Step 1: Create a dedicated infrastructure folder

mkdir ~/infrastructure
cd ~/infrastructure

Important: Keep this folder free of source code projects and existing CLAUDE.md files. A clean folder with only .md files helps Claude Code work with SSH without refusal issues.

Step 2: Create the folder structure

mkdir -p servers docker templates runbooks

Step 3: Document your first server

Create servers/my-server.md with your server's details:

# my-server

- **OS**: Ubuntu 24.04
- **IP**: 192.168.1.100
- **Role**: Docker host
- **Services**: Docker, Traefik, Portainer
- **Access**: ssh admin@192.168.1.100

Step 4: Save the CLAUDE.md template

Copy the template above into CLAUDE.md in the infrastructure folder.

Step 5: Launch Claude Code

cd ~/infrastructure
claude

Then try: "SSH into my-server and check what Docker containers are running"

Example Usage

Check all services across servers:

"Connect to each server in my inventory and report which services are running and their status"

Set up a new Docker service:

"Set up a Traefik reverse proxy on my-server using Docker Compose, then document the setup"

Spin up a VM on Proxmox:

"SSH into my Proxmox server and create a new Ubuntu VM from the base template, then document it in the servers folder"

Debug a networking issue:

"The web app on server-2 can't reach the database on server-1. SSH into both and help me figure out why"

Run a security audit:

"SSH into my-server and check for open ports, outdated packages, and any security concerns. Write findings to runbooks/security-audit.md"

Tips

  • Start with documentation: Before having Claude manage anything, document your existing infrastructure in .md files. Claude works much better with context.
  • Use Proxmox templates: If using Proxmox, maintain VM templates with QEMU guest agent or cloud-init pre-installed so Claude can access VMs after creation.
  • Dangerous mode: Some users report needing to enable dangerous mode in settings for SSH to work consistently. The setting just enables the option — you still have to explicitly enter the mode.
  • No MCP needed: Claude Code can SSH directly via bash — no MCP server required for basic server management.
  • Incremental trust: Start with read-only commands (status checks, log reading) before moving to write operations (service restarts, config changes).

Troubleshooting

Problem: Claude refuses to SSH, saying it's "unsafe" or "cannot assist"

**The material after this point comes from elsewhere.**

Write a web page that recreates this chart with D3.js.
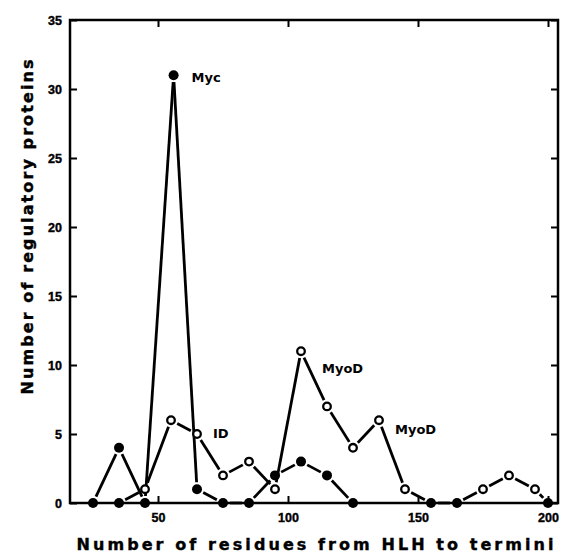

Solution: Make sure your project folder contains only .md files — no source code, no existing CLAUDE.md with coding instructions. Start a fresh project dedicated to infrastructure management.

Problem: SSH connection times out

Solution: Verify you can SSH manually first. Ensure your SSH keys are in ~/.ssh/ and the server is reachable. Claude uses the same SSH config as your terminal.

Problem: Claude loses context about server configurations

Solution: Always point Claude to the relevant server .md file before giving commands. The documentation acts as persistent memory across sessions.